European Union Negotiations: Processes, Networks and Institutions

By Ole Elgström; Christer Jönsson | Go to book overview

13

Breaking the waves

The European Union's enlargement negotiations with EFTA and central and eastern Europe

Lykke Friis


Introduction: the more the messier?

Enlargement of the European Union, with the exception of Greece in 1981, has always taken place in waves. Several countries negotiate in parallel and join at the same time. Indeed, in late 2002 the European Union concluded accession negotiations with a record high of ten countries.

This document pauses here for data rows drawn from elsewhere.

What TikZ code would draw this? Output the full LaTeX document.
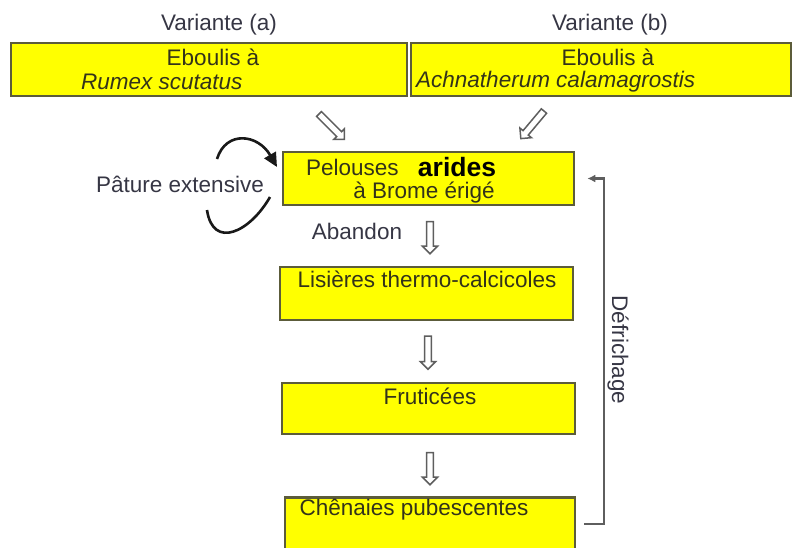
\documentclass[tikz,border=0pt]{standalone}
\usepackage{fontspec}
\setmainfont{Liberation Sans}
\usetikzlibrary{shapes.arrows,arrows.meta}
\definecolor{boxyellow}{HTML}{FFFF00}
\definecolor{boxline}{HTML}{5C5C3A}
\definecolor{boxtext}{HTML}{33331A}
\definecolor{labtext}{HTML}{363644}
\definecolor{arrgray}{HTML}{5E5E5E}
\tikzset{
  box/.style={draw=boxline, line width=2.6pt, fill=boxyellow, inner sep=0pt},
  btext/.style={text=boxtext, font=\fontsize{22.5}{25}\selectfont, inner sep=0pt},
  ltext/.style={text=labtext, font=\fontsize{22.5}{25}\selectfont, inner sep=0pt},
  hollow/.style={single arrow, draw=arrgray, line width=1.5pt, fill=white,
    inner sep=2.6pt, single arrow head extend=4pt, minimum width=15pt},
  curv/.style={draw=black!90, line width=2.6pt},
  defr/.style={draw=arrgray, line width=2.2pt, -{Latex[length=8pt,width=8pt]}}
}
\begin{document}
\begin{tikzpicture}[x=1pt,y=-1pt]
\clip (0,0) rectangle (794,547);
\fill[white] (0,0) rectangle (794,547);

% labels above
\node[ltext] (va) at (219,25) {Variante (a)};
\node[ltext] (vb) at (610,25) {Variante (b)};

% top boxes
\node[box, minimum width=396pt, minimum height=53pt] (ebA) at (209,69.5) {};
\node[box, minimum width=380pt, minimum height=53pt] (ebB) at (601,69.5) {};
\node[btext] (ebAt1) at (213,57) {Eboulis à};
\node[btext, anchor=west] (ebAt2) at (81,82) {\itshape Rumex scutatus};
\node[btext] (ebBt1) at (608,57) {Eboulis à};
\node[btext, anchor=west] (ebBt2) at (416,82) {\itshape Achnatherum calamagrostis};

% main boxes
\node[box, minimum width=291pt, minimum height=53pt] (pel) at (428.5,178.5) {};
\node[box, minimum width=293pt, minimum height=53pt] (lis) at (426.5,293.5) {};
\node[box, minimum width=293pt, minimum height=51pt] (fru) at (428.5,408.5) {};
\node[box, minimum width=290pt, minimum height=53pt] (che) at (430,524) {};

\node[btext, anchor=base west] (pelt1) at (306,175) {Pelouses};
\node[fill=boxyellow, inner sep=0pt, minimum width=150pt, minimum height=26pt, anchor=north west] (patch) at (405,153.5) {};
\node[text=black, font=\fontsize{26.5}{29}\selectfont\bfseries, inner sep=0pt, anchor=base] (arides) at (457,176) {arides};
\node[btext, anchor=base] (pelt2) at (424,198) {à Brome érigé};
\node[btext] (list) at (427,279) {Lisières thermo-calcicoles};
\node[btext] (frut) at (430,396) {Fruticées};
\node[btext] (chet) at (414,510) {Chênaies pubescentes};

% hollow arrows
\node[hollow, minimum height=36pt, rotate=-45] (ha) at (330.5,125.5) {};
\node[hollow, minimum height=36pt, rotate=-130] (hb) at (533.5,123.5) {};
\node[hollow, minimum height=32pt, rotate=-90] (h1) at (430,236) {};
\node[hollow, minimum height=33pt, rotate=-90] (h2) at (428,351) {};
\node[hollow, minimum height=32pt, rotate=-90] (h3) at (430,467) {};

% labels
\node[ltext] (ab) at (357,231) {Abandon};
\node[ltext] (pat) at (180,184) {Pâture extensive};
\node[ltext, rotate=-90] (dfr) at (618,350) {Défrichage};

% Défrichage connector
\draw[defr] ([xshift=8pt]che.east) -| ([xshift=29pt]pel.east) -- ([xshift=12pt]pel.east);

% pâture loop
\coordinate (ptA) at (217,159);
\coordinate (ptB) at (277,167);
\coordinate (pbA) at (270,197);
\coordinate (pbB) at (207,210);
\draw[curv, -{Triangle[length=14pt,width=13pt]}] (ptA) .. controls (226,130) and (258,134) .. (ptB);
\draw[curv] (pbA) .. controls (250,232) and (213,250) .. (pbB);
\end{tikzpicture}
\end{document}
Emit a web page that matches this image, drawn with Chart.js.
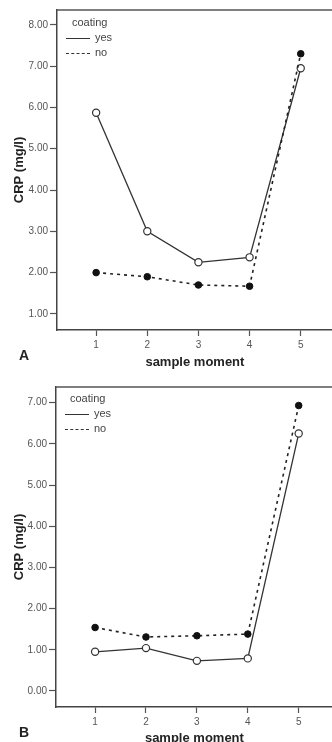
<!DOCTYPE html>
<html lang="en">
  <head>
    <meta charset="UTF-8" />
    <title>CRP by sample moment</title>
    <script src="https://cdn.jsdelivr.net/npm/chart.js"></script>
    <style>
      html, body { margin: 0; padding: 0; background: #fff; overflow: hidden; }
      #wrap { position: relative; width: 332px; height: 742px; overflow: hidden;
        font-family: "Liberation Sans", Arial, sans-serif; color: #333; }
      canvas { position: absolute; left: 0; }
      .panel { position: absolute; font-weight: bold; font-size: 14px; color: #222; }
      .legend { position: absolute; font-size: 11px; color: #444; line-height: 15px; }
      .legend .sw { display: inline-block; width: 24px; vertical-align: middle;
        margin-right: 5px; border-top: 1.3px solid #333; }
      .legend .sw.dash { border-top: 1.5px dashed #333; }
    </style>
  </head>
  <body>
    <div id="wrap">
      <canvas id="chartA" width="338" height="370" style="top:0"></canvas>
      <canvas id="chartB" width="338" height="377" style="top:370px"></canvas>
      <div class="legend" style="left:66px; top:15px">
        <div style="padding-left:6px">coating</div>
        <div><span class="sw"></span>yes</div>
        <div><span class="sw dash"></span>no</div>
      </div>
      <div class="legend" style="left:65px; top:391px">
        <div style="padding-left:5px">coating</div>
        <div><span class="sw"></span>yes</div>
        <div><span class="sw dash"></span>no</div>
      </div>
      <div class="panel" style="left:19px; top:347px">A</div>
      <div class="panel" style="left:19px; top:724px">B</div>
    </div>

    <script>
      const moments = [1, 2, 3, 4, 5];
      const xTicks = [1, 2, 3, 4, 5];

      // panel A
      const crpYesA = [5.87, 3.0, 2.25, 2.37, 6.95];
      const crpNoA = [2.0, 1.9, 1.7, 1.67, 7.3];
      const yTicksA = [1, 2, 3, 4, 5, 6, 7, 8];

      // panel B
      const crpYesB = [0.95, 1.04, 0.73, 0.79, 6.25];
      const crpNoB = [1.54, 1.31, 1.34, 1.38, 6.93];
      const yTicksB = [0, 1, 2, 3, 4, 5, 6, 7];

      const frame = {
        id: "frame",
        beforeDatasetsDraw(chart) {
          const { ctx, chartArea } = chart;
          ctx.save();
          ctx.strokeStyle = "#555";
          ctx.lineWidth = 1.3;
          ctx.beginPath();
          ctx.moveTo(chartArea.left, chartArea.top);
          ctx.lineTo(chartArea.right, chartArea.top);
          ctx.stroke();
          ctx.restore();
        },
      };

      function makeChart(id, yes, no, yTicks, opt) {
        const ctx = document.getElementById(id).getContext("2d");
        return new Chart(ctx, {
          type: "line",
          data: {
            datasets: [
              {
                label: "no",
                data: moments.map((m, i) => ({ x: m, y: no[i] })),
                borderColor: "#222",
                borderWidth: 1.6,
                borderDash: [3, 4],
                pointRadius: 3.3,
                pointBackgroundColor: "#111",
                pointBorderColor: "#111",
                pointBorderWidth: 1,
                tension: 0,
              },
              {
                label: "yes",
                data: moments.map((m, i) => ({ x: m, y: yes[i] })),
                borderColor: "#333",
                borderWidth: 1.3,
                pointRadius: 3.6,
                pointBackgroundColor: "#fff",
                pointBorderColor: "#333",
                pointBorderWidth: 1.2,
                tension: 0,
              },
            ],
          },
          options: {
            responsive: false,
            animation: false,
            devicePixelRatio: 1,
            clip: false,
            layout: { padding: { top: opt.top, left: 0, right: 0, bottom: 0 } },
            plugins: { legend: { display: false }, tooltip: { enabled: false } },
            scales: {
              x: {
                type: "linear",
                min: opt.xMin,
                max: opt.xMax,
                afterFit: (s) => { s.height = 40; },
                afterBuildTicks: (s) => { s.ticks = xTicks.map((v) => ({ value: v })); },
                grid: { drawOnChartArea: false, tickLength: 6, color: "#555", tickWidth: 1.2 },
                border: { color: "#444", width: 1.5 },
                ticks: {
                  color: "#555",
                  padding: 3,
                  font: { family: "Liberation Sans", size: 10 },
                  callback: (v) => String(v),
                },
                title: {
                  display: true,
                  text: "sample moment",
                  color: "#222",
                  padding: { top: 0, bottom: opt.titlePad },
                  font: { family: "Liberation Sans", size: 13, weight: "bold" },
                },
              },
              y: {
                min: opt.yMin,
                max: opt.yMax,
                afterFit: (s) => { s.width = opt.left; },
                afterBuildTicks: (s) => { s.ticks = yTicks.map((v) => ({ value: v })); },
                grid: { drawOnChartArea: false, tickLength: 7, color: "#555", tickWidth: 1.2 },
                border: { color: "#444", width: 1.5 },
                ticks: {
                  color: "#555",
                  padding: 2,
                  font: { family: "Liberation Sans", size: 10 },
                  callback: (v) => Number(v).toFixed(2),
                },
                title: {
                  display: true,
                  text: "CRP (mg/l)",
                  color: "#222",
                  padding: { top: 12, bottom: 0 },
                  font: { family: "Liberation Sans", size: 13, weight: "bold" },
                },
              },
            },
          },
          plugins: [frame],
        });
      }

      makeChart("chartA", crpYesA, crpNoA, yTicksA, {
        top: 10, left: 57, xMin: 0.235, xMax: 5.627, yMin: 0.61, yMax: 8.36, titlePad: 0,
      });
      makeChart("chartB", crpYesB, crpNoB, yTicksB, {
        top: 17, left: 56, xMin: 0.232, xMax: 5.67, yMin: -0.39, yMax: 7.38, titlePad: 1,
      });
    </script>
  </body>
</html>
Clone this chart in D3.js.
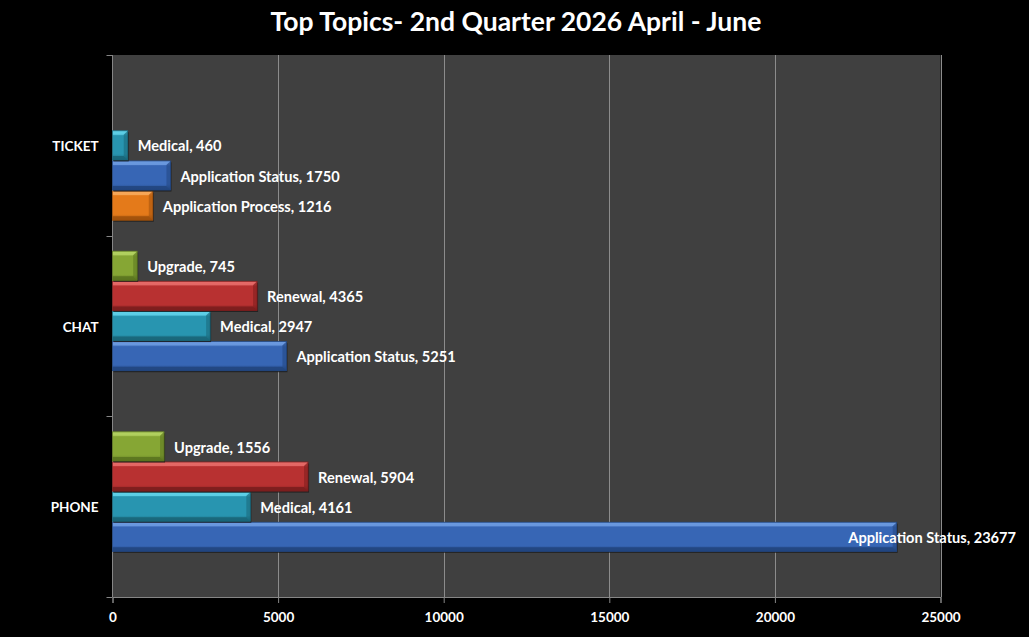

Despite the recurrent tendency to enlarge in waves, empirical studies and theoretical conceptualizations are almost silent on how the various negotiations affect each other. Often accession negotiations are looked upon as a bilateral exercise between, for instance, Sweden and the European Union. This coincides with the EU's official rhetoric, which is repeated again and again in European Council conclusions: applicants are negotiating on their own; the vanguard of the group will not have to wait for the rearguard.

Just from the mantra of international negotiation theory - 'the more the messier' and 'two's company and more's a crowd' - one would imagine that size matters (Midgaard and Underdal 1977; Winham 1977; Zartman 1994). Although multilateral negotiation theory is still rather undeveloped, scholars share the view that the overarching characteristic of multilateral negotiations is complexity. Consequently, scholars focus on how negotiators can limit the complexity to make it manageable for negotiations (Zartmann 1994:3). As a preliminary hypothesis we will therefore expect that the European Union will have a clear interest in linking the various accession negotiation tables together in order to ease the negotiations and hence influence the final outcome.

To be sure, EU accession negotiations are not strictly multilateral. Nor are they classical bilateral negotiations, but rather a mixture of the two. On the one hand, accession negotiations have a clear bilateral dimension, in the sense that the negotiations do not take place around a big table with all candidates present. All applicants travel to Brussels individually and negotiate with the European Union without any other applicant present.

On the other hand, negotiations are also endowed with a multilateral dimension. After all, the European Union has launched a negotiation process with several countries with the aim of reaching one single goal: EU enlargement. Moreover, the negotiations are conducted in parallel.